If I manage to procure a weekend to escape to a sandy beach and relax for a few, that relaxation is elevated when I have an ice cold cocktail in my hand. Unfortunately, many beaches don’t allow you to bring an entire collection of alcohol and mixers in your beach bag, so the best bet is to pre-mix some of your favorite warm weather cocktails in thermos bottles, throw them into a cooler, and enjoy your cocktails beachside.
Before you batch those cocktails and head out, there are a few things that you need to remember when packing. Most important is ice; nothing is less appealing than a piping hot cocktail in the sun. Second is a cooler; if you do remember to put ice in your drink before you leave for the beach, it will probably stay cold for about five minutes in the sun before the ice melts and your entire batch is ruined. Keep everything nice and cold, including any garnishes you want to bring. A chilled beach cocktail is a happy beach cocktail.
Photo courtesy of Christian Haugen via Flickr/cc
Lemongrass Caipirinha(From Esquire.com)
Several halved limes
¾ parts lemongrass simple syrup (boil equal parts water and chopped lemongrass for 15 minutes, strain, cool)
2 parts Cachaca
In a pitcher, muddle limes and add lemongrass simple syrup and cachaca. Strain into a thermos. At the beach, add lots of ice, shake, and serve.

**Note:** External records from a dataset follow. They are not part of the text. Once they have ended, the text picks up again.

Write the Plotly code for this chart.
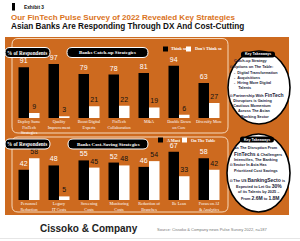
import plotly.graph_objects as go

W, H = 300, 241

# ---------------- data ----------------
top_categories = ["Deploy Same<br>FinTech<br>Strategies", "Quality<br>Improvement", "Boost Digital<br>Experts",
                  "FinTech<br>Collaboration", "M&A", "Double Down<br>on Core", "Diversify More"]
top_think_so = [91, 97, 79, 78, 81, 94, 63]
top_dont_think_so = [9, 3, 21, 22, 19, 6, 27]

bottom_categories = ["Personnel<br>Reduction", "Legacy<br>IT Costs", "Screening<br>Costs", "Monitoring<br>Costs",
                     "Reduction of<br>Branches", "Be Lean", "Focus on AI<br>& Analytics"]
bottom_a_must = [42, 48, 55, 52, 46, 67, 58]
bottom_on_table = [58, 5, 45, 48, 54, 33, 42]

ORANGE = "#CD6A1F"
TITLE_ORANGE = "#DA731C"
NAVY = "#1b1b38"
SANS = "Liberation Sans"
SERIF = "Liberation Serif"


def fx(px):
    return px / W


def fy(py):
    return 1 - py / H


def rr_path(x0, y0, x1, y1, r):
    def p(x, y):
        return f"{fx(x):.5f},{fy(y):.5f}"
    return (f"M {p(x0 + r, y0)} L {p(x1 - r, y0)} Q {p(x1, y0)} {p(x1, y0 + r)} "
            f"L {p(x1, y1 - r)} Q {p(x1, y1)} {p(x1 - r, y1)} L {p(x0 + r, y1)} "
            f"Q {p(x0, y1)} {p(x0, y1 - r)} L {p(x0, y0 + r)} Q {p(x0, y0)} {p(x0 + r, y0)} Z")


fig = go.Figure()

fig.add_trace(go.Bar(x=top_categories, y=top_think_so, name="Think so", marker=dict(color="black", line=dict(width=0)),
                     text=top_think_so, textposition="outside", cliponaxis=False, constraintext="none",
                     textfont=dict(family=SANS, size=7, color="white"), xaxis="x", yaxis="y", showlegend=False))
fig.add_trace(go.Bar(x=top_categories, y=top_dont_think_so, name="Don't Think so",
                     marker=dict(color="white", line=dict(width=0)),
                     text=top_dont_think_so, textposition="outside", cliponaxis=False, constraintext="none",
                     textfont=dict(family=SANS, size=7, color="#111"), xaxis="x", yaxis="y", showlegend=False))
fig.add_trace(go.Bar(x=bottom_categories, y=bottom_a_must, name="A Must", marker=dict(color="black", line=dict(width=0)),
                     text=bottom_a_must, textposition="outside", cliponaxis=False, constraintext="none",
                     textfont=dict(family=SANS, size=7, color="white"), xaxis="x2", yaxis="y2", showlegend=False))
fig.add_trace(go.Bar(x=bottom_categories, y=bottom_on_table, name="On The Table",
                     marker=dict(color="white", line=dict(width=0)),
                     text=bottom_on_table, textposition="outside", cliponaxis=False, constraintext="none",
                     textfont=dict(family=SANS, size=7, color="#111"), xaxis="x2", yaxis="y2", showlegend=False))

xdom = [fx(14), fx(224)]
xaxis_common = dict(domain=xdom, showgrid=False, zeroline=False, showline=False, ticks="",
                    tickfont=dict(family=SERIF, size=4.2, color="white"), fixedrange=True, tickangle=0)
yaxis_common = dict(range=[0, 100], visible=False, showgrid=False, zeroline=False, fixedrange=True)

shapes = []
annotations = []

shapes.append(dict(type="rect", xref="paper", yref="paper", x0=fx(5), x1=fx(289), y0=fy(37), y1=fy(215),
                   fillcolor=ORANGE, line=dict(width=0), layer="below"))
for (y0, y1) in [(38.5, 133), (137, 212)]:
    shapes.append(dict(type="path", xref="paper", yref="paper", path=rr_path(12, y0, 228, y1, 6),
                       line=dict(color="#F6D9BC", width=1), fillcolor="rgba(0,0,0,0)", layer="below"))

pills = [(5, 50, 47.5, 57.5, "% of Respondents", 5.2),
         (67, 148, 47.5, 57.5, "Banks Catch-up Strategies", 5.0),
         (5, 50, 139, 149, "% of Respondents", 5.2),
         (68, 148, 139, 149, "Banks Cost-Saving Strategies", 5.0)]
for x0, x1, y0, y1, t, s in pills:
    shapes.append(dict(type="path", xref="paper", yref="paper", path=rr_path(x0, y0, x1, y1, (y1 - y0) / 2),
                       fillcolor="black", line=dict(color="white", width=1), layer="above"))
    annotations.append(dict(xref="paper", yref="paper", x=fx((x0 + x1) / 2), y=fy((y0 + y1) / 2), text=f"<b>{t}</b>",
                            showarrow=False, xanchor="center", yanchor="middle",
                            font=dict(family=SERIF, size=s, color="white")))

legends = [(163, 49, "Think so", 186, "Don't Think so"),
           (158, 140, "A Must", 182, "On The Table")]
for xb, yc, t1, xw, t2 in legends:
    shapes.append(dict(type="rect", xref="paper", yref="paper", x0=fx(xb), x1=fx(xb + 5), y0=fy(yc - 2.5),
                       y1=fy(yc + 2.5), fillcolor="black", line=dict(width=0)))
    shapes.append(dict(type="rect", xref="paper", yref="paper", x0=fx(xw), x1=fx(xw + 5), y0=fy(yc - 2.5),
                       y1=fy(yc + 2.5), fillcolor="white", line=dict(width=0)))
    annotations.append(dict(xref="paper", yref="paper", x=fx(xb + 6.5), y=fy(yc), text=f"<b>{t1}</b>", showarrow=False,
                            xanchor="left", yanchor="middle", font=dict(family=SERIF, size=4.2, color="white")))
    annotations.append(dict(xref="paper", yref="paper", x=fx(xw + 6.5), y=fy(yc), text=f"<b>{t2}</b>", showarrow=False,
                            xanchor="left", yanchor="middle", font=dict(family=SERIF, size=4.2, color="white")))

circles = [(228, 290, 51, 124, 241, 275, 51.5, 57.5), (227, 290, 134, 212, 240, 274, 136.5, 142.5)]
for cx0, cx1, cy0, cy1, hx0, hx1, hy0, hy1 in circles:
    shapes.append(dict(type="circle", xref="paper", yref="paper", x0=fx(cx0), x1=fx(cx1), y0=fy(cy0), y1=fy(cy1),
                       fillcolor="white", line=dict(color="black", width=1.6), layer="above"))
    shapes.append(dict(type="path", xref="paper", yref="paper", path=rr_path(hx0, hy0, hx1, hy1, 2.5),
                       fillcolor="black", line=dict(width=0), layer="above"))
    annotations.append(dict(xref="paper", yref="paper", x=fx((hx0 + hx1) / 2), y=fy((hy0 + hy1) / 2),
                            text="<b>Key Takeaways</b>", showarrow=False, xanchor="center", yanchor="middle",
                            font=dict(family=SANS, size=3.6, color="white")))

big = "<span style='font-size:5px'>{}</span>"
top_lines = [
    ("Catch-up Strategy", 232, 61.3),
    ("◘ Options on The Table:", 228, 67.3),
    ("-  Digital Transformation", 232, 72.8),
    ("-  Acquisitions", 232, 78.0),
    ("-  Hiring More Digital", 232, 83.2),
    ("    Talents", 232, 88.3),
    ("◘ Partnership With " + big.format("FinTech"), 228, 95.2),
    ("   Disruptors is Gaining", 228, 100.7),
    ("   Cautious Momentum", 228, 105.8),
    ("Across The Asian", 236, 111.3),
    ("Banking Sector", 239, 117.3),
]
bottom_lines = [
    ("As The Disruption From", 232, 148.3),
    (big.format("FinTechs") + " & Challengers", 232, 154.0),
    ("Intensifies, The Banking", 232, 160.2),
    ("◘ Sector In Asia Has", 227.5, 165.3),
    ("Prioritized Cost Savings", 232, 170.7),
    ("◘ The US " + big.format("BankingSecto") + " is", 227.5, 179.6),
    ("Expected to Let Go " + big.format("30%"), 234, 186.3),
    ("of its Talents by 2025 –", 236, 192.0),
    ("From " + big.format("2.6M") + " to " + big.format("1.8M"), 239, 198.0),
]
for t, x, y in top_lines + bottom_lines:
    annotations.append(dict(xref="paper", yref="paper", x=fx(x), y=fy(y), text=f"<b>{t}</b>", showarrow=False,
                            xanchor="left", yanchor="middle", align="left",
                            font=dict(family=SANS, size=3.8, color=NAVY)))

# titles
shapes.append(dict(type="rect", xref="paper", yref="paper", x0=fx(12), x1=fx(15), y0=fy(3), y1=fy(10.5),
                   fillcolor="black", line=dict(width=0)))
annotations.append(dict(xref="paper", yref="paper", x=fx(22), y=fy(7.2), text="<b>Exhibit 3</b>", showarrow=False,
                        xanchor="left", yanchor="middle", font=dict(family=SANS, size=4.8, color="#111")))
annotations.append(dict(xref="paper", yref="paper", x=fx(9), y=fy(17.2),
                        text="<b>Our FinTech Pulse Survey of 2022 Revealed Key Strategies</b>", showarrow=False,
                        xanchor="left", yanchor="middle", font=dict(family=SANS, size=8, color=TITLE_ORANGE)))
annotations.append(dict(xref="paper", yref="paper", x=fx(9), y=fy(26.2),
                        text="<b>Asian Banks Are Responding Through DX And Cost-Cutting</b>", showarrow=False,
                        xanchor="left", yanchor="middle", font=dict(family=SANS, size=8.2, color="#111")))

# footer
annotations.append(dict(xref="paper", yref="paper", x=fx(38), y=fy(228), text="<b>Cissoko &amp; Company</b>",
                        showarrow=False, xanchor="left", yanchor="middle",
                        font=dict(family=SANS, size=10, color="#222")))
annotations.append(dict(xref="paper", yref="paper", x=fx(155), y=fy(229),
                        text="Source: Cissoko &amp; Company news Pulse Survey 2022, n=187", showarrow=False,
                        xanchor="left", yanchor="middle", font=dict(family=SANS, size=4, color="#777")))
shapes.append(dict(type="line", xref="paper", yref="paper", x0=0, x1=1, y0=fy(238.5), y1=fy(238.5),
                   line=dict(color="#e6e6e6", width=1)))

fig.update_layout(
    width=W, height=H, margin=dict(l=0, r=0, t=0, b=0), autosize=False,
    paper_bgcolor="white", plot_bgcolor="rgba(0,0,0,0)",
    barmode="group", bargap=0.3, bargroupgap=0,
    xaxis=dict(xaxis_common, anchor="y"),
    yaxis=dict(yaxis_common, domain=[fy(118), fy(62.3)], anchor="x"),
    xaxis2=dict(xaxis_common, anchor="y2"),
    yaxis2=dict(yaxis_common, domain=[fy(200), fy(128)], anchor="x2"),
    shapes=shapes, annotations=annotations, showlegend=False,
)

fig.write_html("out.html")
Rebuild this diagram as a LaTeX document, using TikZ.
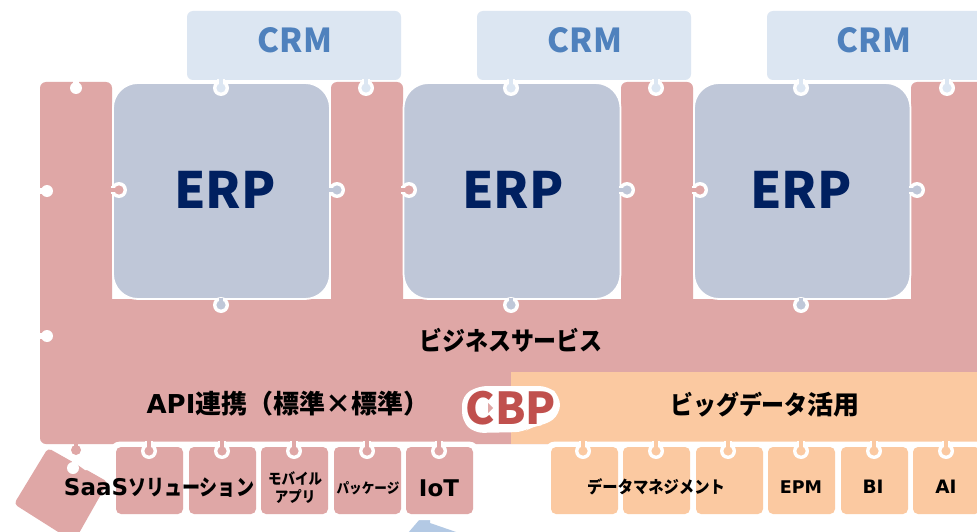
\documentclass[tikz,border=0pt]{standalone}
\usepackage{fontspec}
\newfontfamily\jpf{Noto Sans CJK JP}
\newfontfamily\knf[FakeStretch=0.9]{Noto Sans CJK JP}
\newfontfamily\kns[FakeStretch=0.82]{Noto Sans CJK JP}
\newfontfamily\ltf{DejaVu Sans}
\definecolor{pk}{HTML}{DFA7A6}
\definecolor{og}{HTML}{FBC9A1}
\definecolor{erpc}{HTML}{BFC7D8}
\definecolor{crmc}{HTML}{DCE6F2}
\definecolor{crmt}{HTML}{4F81BD}
\definecolor{erpt}{HTML}{002060}
\definecolor{cbpt}{HTML}{C0504D}
\definecolor{arrowc}{HTML}{B3C9E4}
\newcommand{\fsz}[1]{\fontsize{#1}{#1}\selectfont}
% ring tab: base (#1), centre (#2), inner colour #3
\newcommand{\ringtab}[3]{%
  \draw[white,line width=8pt] (#1) -- (#2);
  \fill[white] (#2) circle[radius=8pt];
  \draw[#3,line width=4pt] (#1) -- (#2);
  \fill[#3] (#2) circle[radius=4.6pt];}
% plain white hole: base (#1), centre (#2)
\newcommand{\holetab}[2]{%
  \draw[white,line width=5.5pt] (#1) -- (#2);
  \fill[white] (#2) circle[radius=6pt];}
\tikzset{
  lbl/.style={text=black,inner sep=0pt,align=center},
}
\begin{document}
\begin{tikzpicture}[x=1pt,y=-1pt]
\useasboundingbox (0,0) rectangle (977,532);
\clip (0,0) rectangle (977,532);
\fill[white] (0,0) rectangle (977,532);
% blue arrow fragment
\fill[arrowc] (408,533) -- (420,519) -- (430,519) -- (430,523) -- (459,533) -- cycle;
% rotated SaaS piece
\fill[pk,rounded corners=4pt] (48,448) -- (108,482) -- (74,542) -- (14,504) -- cycle;
\holetab{76,458}{73,468}
\fill[white] (74,462) -- (80,444) -- (106,444) -- (106,470) -- (85,470) -- cycle;
% CRM boxes
\foreach \a/\b in {187/401,477/691,767/990}
  \fill[crmc,rounded corners=6pt] (\a,11) rectangle (\b,80);
% main pink body
\fill[pk,rounded corners=6pt] (40,444) -- (40,82) -- (112,82) [sharp corners] -- (112,299) -- (331,299)
  [rounded corners=6pt] -- (331,82) -- (403,82) [sharp corners] -- (403,299) -- (621,299)
  [rounded corners=6pt] -- (621,82) -- (693,82) [sharp corners] -- (693,299) -- (911,299)
  [rounded corners=6pt] -- (911,82) -- (990,82) -- (990,444) -- cycle;
\fill[og] (511,372) rectangle (990,444);
% ERP blocks
\foreach \a/\b in {113/330,403.5/620.5,694/910.5}
  \filldraw[fill=erpc,draw=white,line width=1.8pt,rounded corners=25pt] (\a,83) rectangle (\b,299);
% holes in the left edge and column top
\holetab{38,191}{47,191}
\holetab{38,336}{47,336}
\holetab{76,80}{76,88}
% CRM tabs
\foreach \x in {221,511,801,366,656,947} {\ringtab{\x,79}{\x,88}{crmc}}
% ERP side and bottom tabs
\foreach \x in {119,409,700} {\ringtab{\x-8,190}{\x,190}{pk}}
\foreach \x in {337,627,917} {\ringtab{\x-8,190}{\x,190}{erpc}}
\foreach \x in {221,511,801} {\ringtab{\x,298}{\x,305}{erpc}}
% tab of the bar towards the SaaS piece
\draw[pk,line width=4pt] (76,442) -- (76,450);
\fill[pk] (76,450) circle[radius=5pt];
% small pieces: white outline first
\fill[white,rounded corners=8pt] (111,441.7) rectangle (478,520);
\fill[white,rounded corners=8pt] (546,441.7) rectangle (990,520);
\foreach \a in {116,189,261,334,406}
  \fill[pk,rounded corners=5pt] (\a,447) rectangle (\a+67,514);
\foreach \a in {551,623,696,768,841,913}
  \fill[og,rounded corners=5pt] (\a,447) rectangle (\a+67,514);
\foreach \x in {149,222,294,367,439} {\ringtab{\x,441}{\x,451}{pk}}
\foreach \x in {583,656,728,801,874,946} {\ringtab{\x,441}{\x,451}{og}}
% CBP halo
\fill[white,rounded corners=9pt] (478,386) -- (548,386) -- (560,396) -- (560,414) -- (546,425) -- (533,426) -- (524,432) -- (474,433) -- (462,421) -- (462,396) -- cycle;
\fill[pk] (488,403) -- (493,408) -- (488,413) -- cycle;
% Labels
\foreach \n/\x in {a/295,b/585,c/874}
  \node[lbl,text=crmt,font=\jpf\bfseries\fsz{33}] (crm\n) at (\x,40) {CRM};
\foreach \n/\x in {a/225,b/513,c/801}
  \node[lbl,text=erpt,font=\jpf\bfseries\fsz{50}] (erp\n) at (\x,190) {ERP};
\node[lbl,font=\knf\bfseries\fsz{25.5}] (biz) at (511,340) {ビジネスサービス};
\node[lbl,font=\jpf\bfseries\fsz{26}] (api) at (288,404) {{\ltf\fsz{26}API}連携（標準×標準）};
\node[lbl,font=\jpf\bfseries\fsz{26}] (big) at (765,405) {{\knf\fsz{25.5}ビッグデータ}活用};
\node[lbl,text=cbpt,font=\jpf\bfseries\fsz{44}] (cbp) at (511,408) {CBP};
\node[lbl,font=\kns\bfseries\fsz{22}] (saas) at (159,488) {{\ltf\fsz{23}SaaS}ソリューション};
\node[lbl,font=\knf\bfseries\fsz{15}] (mob) at (295,488) {モバイル\\[3pt]アプリ};
\node[lbl,font=\knf\bfseries\fsz{14}] (pkg) at (368,488) {パッケージ};
\node[lbl,font=\ltf\bfseries\fsz{23}] (iot) at (439,488) {IoT};
\node[lbl,font=\knf\bfseries\fsz{17}] (dm) at (656,487) {データマネジメント};
\node[lbl,font=\ltf\bfseries\fsz{17.5}] (epm) at (801,487) {EPM};
\node[lbl,font=\ltf\bfseries\fsz{18.5}] (bi) at (873,487) {BI};
\node[lbl,font=\ltf\bfseries\fsz{18.5}] (ai) at (946,487) {AI};
\end{tikzpicture}
\end{document}
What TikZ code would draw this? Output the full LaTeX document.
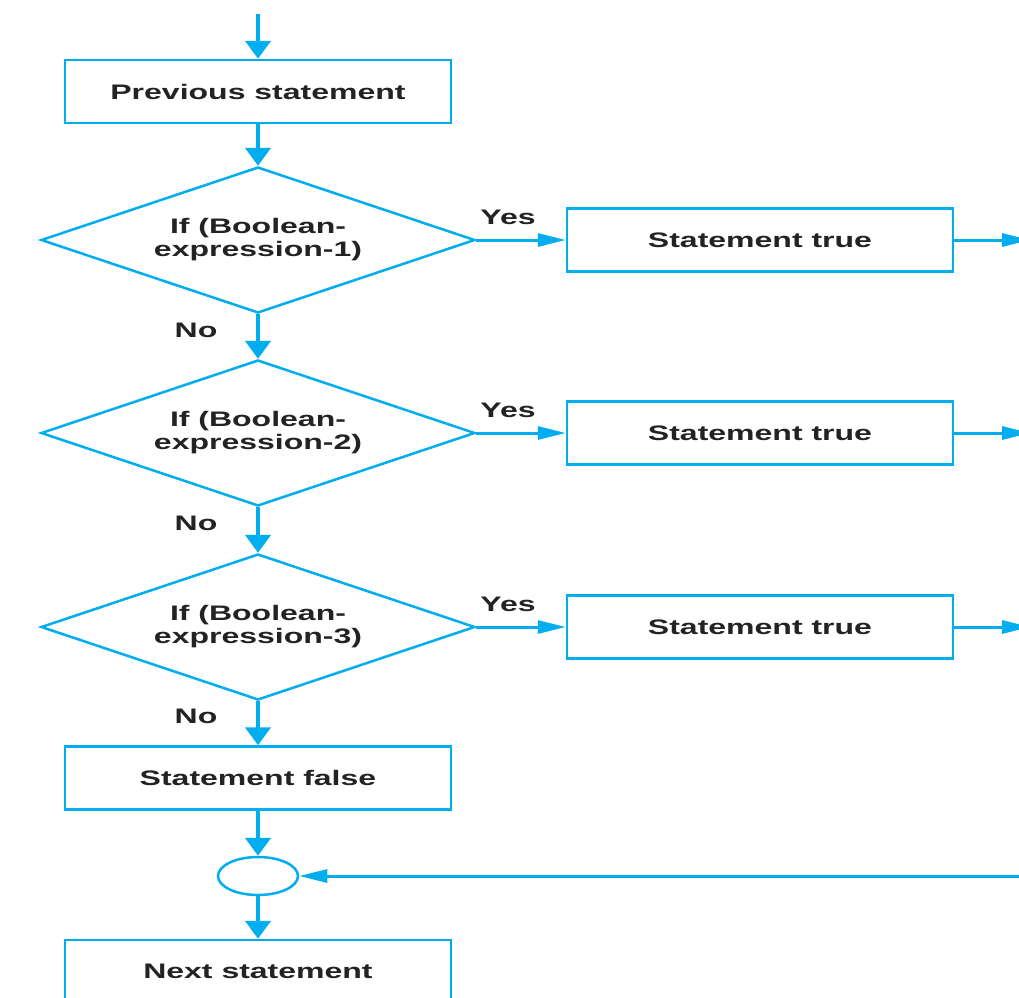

Tequila Sunrise(From Esquire.com)
2 parts Blanco Tequila
3 parts orange juice
¼ oz grenadine
Batch into a canteen. Add ice.
Lemon Shandy(From Epicurious.com)
1 cup sugar
3 cups water
Four 3-inch strips lemon zest, removed with a vegetable peeler
1 cup fresh lemon juice
2 fresh mint sprigs
Chilled beer, such as pale ale
In a small saucepan, bring the sugar and water to a boil, stirring until the sugar is dissolved. Stir in the zest. Cool the syrup to room temperature and transfer to a small pitcher. Stir in the remaining water, lemon juice and mint. Chill lemonade until cold. (Makes about 4 ½ cups). Pour mixture into a large thermos, and top with the chilled beer. Keep the thermos in the cooler to make sure it stays cold when you aren’t sipping on it.
Sweet Cherry Gin and Tonic(From SpoonForkBacon.com)
¼ cup plus 2 Tbsp sweet cherry juice
½ cup granulated sugar
2 cups gin (Tanqueray Rangpur)
¼ cup fresh lime juice
8 cups tonic water
fresh lime wedges
Combine cherry juice, lime juice and sugar in a small saucepan and simmer until the sugar dissolves. Remove from the heat, allow to cool completely. In a pitcher, stir together the syrup, gin and lime juice. When ready to drink at the beach, fill a cup with ice and pour in ¼ cup of the gin mixture. Top with tonic water, stir, and garnish with lime wedges.
Grapefruit Rosemary Mojito(From Drinkoftheweek.com)
1 ½ oz white rum
1 oz simple syrup (or fruit-flavored syrup)
1 oz fresh red grapefruit juice, and slices
2 sprigs fresh rosemary
Muddle the simple syrup. juice and rosemary. Add rum, then fill the glass with ice. Top with club soda, garnish with grapefruit slices.